In commenting (harshly) on Amazon’s new Kindle e-book reader, SF writer Charles Stross observes:

The ideal launch market for an ebook reader exists; it’s college students and academics. They’re used to paying over $1000 a year for textbooks and often up to $100 for a single book. The books are big and heavy and they need to carry them around. The books go out of date — an ebook reader with an online subscription service for correcting errata and adding supplementary material would be perfect. If Amazon had designed their hardware a little bit differently, then stitched up a deal with Elsevier and the other big publishers of peer-reviewed journals and textbooks, they could have rented pre-loaded Kindles out to students for $1000 a year and shifted container ships full of the things on day 1.

As a casebook and treatise author and user, this is an issue that pushes a lot of my buttons. In many respects, I suspect Stross is right. So why hasn’t it happened yet? Follow the money. How do publishers and authors make money in the e-book format? It’s not just a question of DRM in terms of unauthorized copying. As a casebook author, my biggest competition is not other casebooks but the used book market for my own books. The drop off in the second and third years following publication of a new edition is huge. You’d have to figure out some form of planned obsolensence to ensure that one generation of students couldn’t simply pass electronic editions down to the next.

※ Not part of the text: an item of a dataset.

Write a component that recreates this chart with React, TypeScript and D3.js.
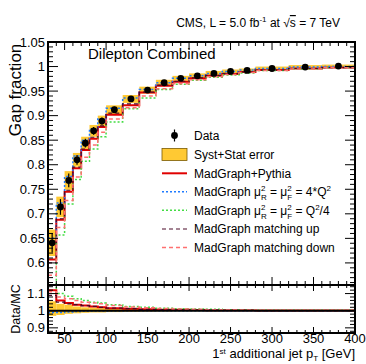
import React from "react";
import * as d3 from "d3";

const binEdges = [30, 40, 50, 60, 70, 80, 90, 100, 120, 140, 160, 180, 200, 220, 240, 260, 280, 320, 360, 400];
const dataVals = [0.641, 0.714, 0.768, 0.81, 0.844, 0.869, 0.889, 0.912, 0.934, 0.952, 0.967, 0.976, 0.981, 0.986, 0.99, 0.992, 0.996, 0.999, 1.001];
const systErr = [0.027, 0.021, 0.019, 0.014, 0.013, 0.012, 0.011, 0.009, 0.008, 0.007, 0.006, 0.005, 0.005, 0.005, 0.004, 0.004, 0.004, 0.004, 0.003];
const statErr = [0.02, 0.016, 0.014, 0.01, 0.009, 0.008, 0.007, 0.006, 0.005, 0.004, 0.004, 0.003, 0.003, 0.003, 0.003, 0.003, 0.003, 0.003, 0.002];
const mgPythia = [0.607, 0.688, 0.745, 0.793, 0.83, 0.853, 0.877, 0.902, 0.921, 0.947, 0.961, 0.969, 0.976, 0.981, 0.985, 0.989, 0.993, 0.996, 0.998];
const mgScaleUp = [0.65, 0.722, 0.776, 0.818, 0.85, 0.873, 0.893, 0.915, 0.936, 0.953, 0.967, 0.976, 0.981, 0.986, 0.99, 0.993, 0.996, 0.999, 1.0];
const mgScaleDown = [0.548, 0.657, 0.72, 0.77, 0.807, 0.832, 0.857, 0.887, 0.914, 0.936, 0.953, 0.964, 0.972, 0.978, 0.983, 0.987, 0.992, 0.995, 0.998];
const mgMatchUp = [0.6, 0.69, 0.748, 0.795, 0.832, 0.856, 0.879, 0.905, 0.924, 0.948, 0.962, 0.97, 0.977, 0.982, 0.986, 0.989, 0.993, 0.996, 0.998];
const mgMatchDown = [0.575, 0.672, 0.727, 0.775, 0.815, 0.84, 0.866, 0.893, 0.916, 0.94, 0.955, 0.965, 0.973, 0.979, 0.984, 0.988, 0.992, 0.995, 0.998];

const ratioBandUp = [1.055, 1.04, 1.035, 1.025, 1.02, 1.018, 1.015, 1.012, 1.01, 1.008, 1.006, 1.005, 1.004, 1.004, 1.003, 1.003, 1.003, 1.003, 1.002];
const ratioBandDown = [0.97, 0.975, 0.982, 0.985, 0.988, 0.99, 0.99, 0.992, 0.994, 0.995, 0.996, 0.997, 0.997, 0.997, 0.998, 0.998, 0.998, 0.998, 0.998];
const ratioPythia = [1.12, 1.06, 1.045, 1.035, 1.03, 1.025, 1.02, 1.015, 1.012, 1.008, 1.006, 1.005, 1.004, 1.003, 1.002, 1.002, 1.001, 1.001, 1.001];
const ratioScaleUp = [0.99, 0.99, 0.993, 0.995, 0.997, 0.998, 0.999, 0.999, 1.0, 1.0, 1.0, 1.0, 1.0, 1.0, 1.0, 1.0, 1.0, 1.0, 1.0];
const ratioScaleDown = [1.16, 1.1, 1.085, 1.07, 1.06, 1.05, 1.045, 1.035, 1.025, 1.02, 1.015, 1.012, 1.01, 1.008, 1.006, 1.004, 1.003, 1.002, 1.002];
const ratioMatchUp = [1.09, 1.05, 1.04, 1.035, 1.03, 1.025, 1.02, 1.015, 1.012, 1.008, 1.006, 1.005, 1.004, 1.003, 1.002, 1.002, 1.001, 1.001, 1.001];
const ratioMatchDown = [1.11, 1.08, 1.07, 1.06, 1.05, 1.045, 1.04, 1.03, 1.022, 1.017, 1.013, 1.01, 1.008, 1.006, 1.005, 1.004, 1.003, 1.002, 1.002];

const xMajor = [50, 100, 150, 200, 250, 300, 350, 400];
const mainYMajor = [0.6, 0.65, 0.7, 0.75, 0.8, 0.85, 0.9, 0.95, 1.0, 1.05];
const ratioYMajor = [0.9, 1.0, 1.1];

const C = {
  band: "#ffc933",
  red: "#e00000",
  blue: "#1f7bff",
  green: "#44dd44",
  dark: "#4a0a28",
  pink: "#ff7070",
};

const L = 48, R = 355, T = 42, MB = 285, RB = 333;
const FONT = "'Liberation Sans', Arial, Helvetica, sans-serif";

const x = d3.scaleLinear().domain([30, 400]).range([L, R]);
const y = d3.scaleLinear().domain([0.555, 1.05]).range([MB, T]);
const yr = d3.scaleLinear().domain([0.87, 1.15]).range([RB, MB]);

const fmt = (v: number) => String(+v.toFixed(2));

function stepPath(vals: number[], ys: d3.ScaleLinear<number, number>) {
  const pts: [number, number][] = [];
  vals.forEach((v, i) => {
    pts.push([x(binEdges[i]), ys(v)]);
    pts.push([x(binEdges[i + 1]), ys(v)]);
  });
  return d3.line()(pts) || "";
}

const series = [
  { main: mgPythia, ratio: ratioPythia, color: C.red, width: 2, dash: undefined as string | undefined },
  { main: mgScaleUp, ratio: ratioScaleUp, color: C.blue, width: 1.5, dash: "2,2" },
  { main: mgScaleDown, ratio: ratioScaleDown, color: C.green, width: 1.5, dash: "2,2" },
  { main: mgMatchUp, ratio: ratioMatchUp, color: C.dark, width: 1.2, dash: "4,3" },
  { main: mgMatchDown, ratio: ratioMatchDown, color: C.pink, width: 1.5, dash: "4,3" },
];

function XTicks({ top, bottom, major, minor }: { top: number; bottom: number; major: number; minor: number }) {
  const minors = d3.range(30, 401, 10);
  return (
    <g stroke="#000" strokeWidth={1}>
      {minors.map((v) => {
        const isMaj = xMajor.includes(v);
        const len = isMaj ? major : minor;
        return (
          <g key={v}>
            <line x1={x(v)} x2={x(v)} y1={bottom} y2={bottom - len} />
            <line x1={x(v)} x2={x(v)} y1={top} y2={top + len} />
          </g>
        );
      })}
    </g>
  );
}

function YTicks({ ys, minors, majors, major, minor }: { ys: d3.ScaleLinear<number, number>; minors: number[]; majors: number[]; major: number; minor: number }) {
  return (
    <g stroke="#000" strokeWidth={1}>
      {minors.map((v, i) => {
        const isMaj = majors.some((m) => Math.abs(m - v) < 1e-6);
        const len = isMaj ? major : minor;
        return (
          <g key={i}>
            <line x1={L} x2={L + len} y1={ys(v)} y2={ys(v)} />
            <line x1={R} x2={R - len} y1={ys(v)} y2={ys(v)} />
          </g>
        );
      })}
    </g>
  );
}

export default function App() {
  const mainMinors = d3.range(56, 106).map((v) => v / 100);
  const ratioMinors = d3.range(44, 58).map((v) => v / 50);
  const legX1 = 162, legX2 = 187, legT = 194;
  const rows = [135.5, 154.5, 173.3, 191.7, 210.3, 229, 247.5];
  return (
    <svg width={366} height={364} style={{ position: "absolute", left: 0, top: 0, background: "#fff" }} fontFamily={FONT}>
      <defs>
        <clipPath id="mainClip"><rect x={L} y={T} width={R - L} height={MB - T} /></clipPath>
        <clipPath id="ratioClip"><rect x={L} y={MB} width={R - L} height={RB - MB} /></clipPath>
      </defs>
      <rect width={366} height={364} fill="#fff" />

      {/* main panel */}
      <g clipPath="url(#mainClip)">
        {dataVals.map((d, i) => (
          <rect key={i} x={x(binEdges[i])} width={x(binEdges[i + 1]) - x(binEdges[i])} y={y(d + systErr[i])} height={y(d - systErr[i]) - y(d + systErr[i])} fill={C.band} />
        ))}
        {series.map((s, k) => (
          <path key={k} d={stepPath(s.main, y)} fill="none" stroke={s.color} strokeWidth={s.width} strokeDasharray={s.dash} />
        ))}
        {dataVals.map((d, i) => {
          const cx = x((binEdges[i] + binEdges[i + 1]) / 2);
          return (
            <g key={i}>
              <line x1={cx} x2={cx} y1={y(d + statErr[i])} y2={y(d - statErr[i])} stroke="#000" strokeWidth={1.2} />
              <circle cx={cx} cy={y(d)} r={3.4} fill="#000" />
            </g>
          );
        })}
      </g>

      {/* ratio panel */}
      <g clipPath="url(#ratioClip)">
        {ratioBandUp.map((u, i) => (
          <rect key={i} x={x(binEdges[i])} width={x(binEdges[i + 1]) - x(binEdges[i])} y={yr(u)} height={yr(ratioBandDown[i]) - yr(u)} fill={C.band} />
        ))}
        {series.map((s, k) => (
          <path key={k} d={stepPath(s.ratio, yr)} fill="none" stroke={s.color} strokeWidth={s.width} strokeDasharray={s.dash} />
        ))}
        <line x1={L} x2={R} y1={yr(1)} y2={yr(1)} stroke="#000" strokeWidth={2} />
      </g>

      {/* ticks */}
      <XTicks top={T} bottom={MB} major={8} minor={4} />
      <XTicks top={MB} bottom={RB} major={6} minor={3} />
      <YTicks ys={y} minors={mainMinors} majors={mainYMajor} major={10} minor={5} />
      <YTicks ys={yr} minors={ratioMinors} majors={ratioYMajor} major={10} minor={5} />

      {/* frames */}
      <rect x={L} y={T} width={R - L} height={MB - T} fill="none" stroke="#000" strokeWidth={2} />
      <rect x={L} y={MB} width={R - L} height={RB - MB} fill="none" stroke="#000" strokeWidth={2} />

      {/* tick labels */}
      <g fontSize={13} fill="#000" textAnchor="end">
        {mainYMajor.map((v) => (
          <text key={v} x={45} y={y(v) + 4.5}>{fmt(v)}</text>
        ))}
        {ratioYMajor.map((v) => (
          <text key={v} x={45} y={yr(v) + 4.5}>{fmt(v)}</text>
        ))}
      </g>
      <g fontSize={13} fill="#000" textAnchor="middle">
        {xMajor.map((v) => (
          <text key={v} x={x(v)} y={343}>{v}</text>
        ))}
      </g>

      {/* axis titles */}
      <text transform={`translate(21,90) rotate(-90)`} textAnchor="middle" fontSize={17}>Gap fraction</text>
      <text transform={`translate(20,309) rotate(-90)`} textAnchor="middle" fontSize={12.5}>Data/MC</text>
      <text x={355} y={358} textAnchor="end" fontSize={13}>
        1<tspan fontSize={8} dy={-4}>st</tspan><tspan dy={4}> additional jet p</tspan><tspan fontSize={8} dy={2.5}>T</tspan><tspan dy={-2.5}> [GeV]</tspan>
      </text>

      {/* header */}
      <text x={340} y={27} textAnchor="end" fontSize={12}>
        CMS, L = 5.0 fb<tspan fontSize={8} dy={-5}>-1</tspan><tspan dy={5}> at </tspan>√<tspan style={{ textDecoration: "overline" }}>s</tspan> = 7 TeV
      </text>
      <text x={88} y={59} fontSize={15}>Dilepton Combined</text>

      {/* legend */}
      <g fontSize={12} fill="#000">
        <line x1={(legX1 + legX2) / 2} x2={(legX1 + legX2) / 2} y1={rows[0] - 6} y2={rows[0] + 6} stroke="#000" strokeWidth={1.2} />
        <circle cx={(legX1 + legX2) / 2} cy={rows[0]} r={3.4} fill="#000" />
        <text x={legT} y={rows[0] + 4.3}>Data</text>

        <rect x={legX1} y={rows[1] - 6} width={legX2 - legX1} height={12} fill={C.band} stroke="#7a5a00" strokeWidth={0.8} />
        <text x={legT} y={rows[1] + 4.3}>Syst+Stat error</text>

        {series.map((s, k) => (
          <line key={k} x1={legX1} x2={legX2} y1={rows[k + 2]} y2={rows[k + 2]} stroke={s.color} strokeWidth={s.width} strokeDasharray={s.dash} />
        ))}
        <text x={legT} y={rows[2] + 4.3}>MadGraph+Pythia</text>
        <text x={legT} y={rows[3] + 4.3}>
          MadGraph μ<tspan fontSize={8} dy={-5}>2</tspan><tspan fontSize={8} dx={-4.5} dy={9}>R</tspan><tspan dy={-4}> = μ</tspan><tspan fontSize={8} dy={-5}>2</tspan><tspan fontSize={8} dx={-4.5} dy={9}>F</tspan><tspan dy={-4}> = 4*Q</tspan><tspan fontSize={8} dy={-5}>2</tspan>
        </text>
        <text x={legT} y={rows[4] + 4.3}>
          MadGraph μ<tspan fontSize={8} dy={-5}>2</tspan><tspan fontSize={8} dx={-4.5} dy={9}>R</tspan><tspan dy={-4}> = μ</tspan><tspan fontSize={8} dy={-5}>2</tspan><tspan fontSize={8} dx={-4.5} dy={9}>F</tspan><tspan dy={-4}> = Q</tspan><tspan fontSize={8} dy={-5}>2</tspan><tspan dy={5}>/4</tspan>
        </text>
        <text x={legT} y={rows[5] + 4.3}>MadGraph matching up</text>
        <text x={legT} y={rows[6] + 4.3}>MadGraph matching down</text>
      </g>
    </svg>
  );
}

People have been talking about this issue since at least 1992, but change seems to be glacial. Will it ever come?

Posted on Tuesday, December 11 2007 | Permalink

The text book market is insane. Professor, I respect that you probably derive a decent chunk of income from your casebook, but you have to admit that the system is terribly broken.

Books costs as much as they do in anticipation of the secondary market. Each student shells out $70-140 in part because they have to, and in part because the know they’ll get a little of that money back upon resale (and maybe a decent amount if they resell through Amazon or the like). The planned obsolence of otherwise functional textbooks that are a couple years old is simply greedy. A couple minor changes in case law is no reason to run back to the presses.

Sadly, the problem is worse in other disciplines, where the textbooks are physically larger, printed on needly higher-quality paper, and often full of color pictures. Of course, that makes one wonder why King-James-Style law casebooks are so pricey, but I digress.

Posted by  on  12/12  at  11:34 AM

I’m not so sure ebooks (with DRM) would make the secondary market stronger, at least for general textbooks. The primary secondary markets for textbooks seem to be at the University bookstore and online used book sales, and neither of those would be accessible for ebooks.